Meu caro Rui, creio que, para além do meu curso, foi a única coisa que fiz na minha vida de uma forma completamente empenhada, para chegar ao fim e ser bem sucedido. Lembro-me que às vezes, em momentos de maiores dificuldades, me lembrava daquela expressão “que o homem sonha e a obra nasce”, mas no meu caso a obra nasceu da raiva contra os oportunistas, os homens-abutres que pairam à volta dos seus semelhantes à espera do último estertor para lhe comerem as entranhas.
Nunca cheguei a conhecer “esse senhor” que queria os 50 contos para me alugar a casa uma vez que a proposta me chegou pelo inquilino que eu iria substituir, mas ele viveu como um fantasma dentro de mim durante anos a dar-me forças para continuar, para chegar até ao fim, para que não fosse ele a ganhar aquela guerra da qual, nunca sequer, teve consciência.

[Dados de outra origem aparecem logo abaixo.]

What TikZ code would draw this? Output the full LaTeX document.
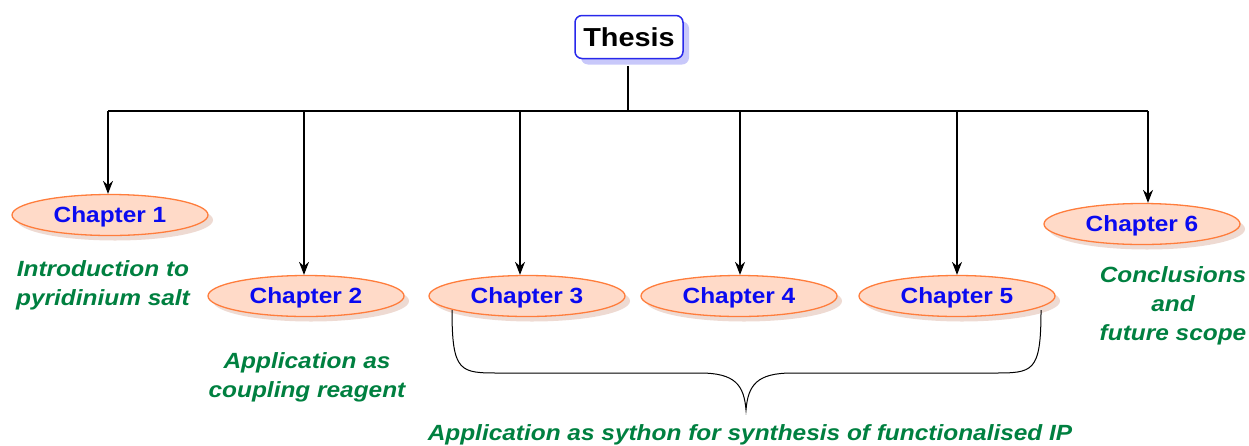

Da próxima vez que vieres a Santarém mostrar-te-ei em pormenor todas essas casas, ao fim e ao cabo o “palco” onde se desenrolou essa luta que vivi secretamente e se, para os factos, houve testemunhas, do resto, que foram as verdadeiras motivações, aqui fica o relato do mais importante que nunca tinha revelado e que, de certa forma, também mostra a dose de ingenuidade de que sempre fui possuído. Procurando bem, no fundo, tudo tem a sua história.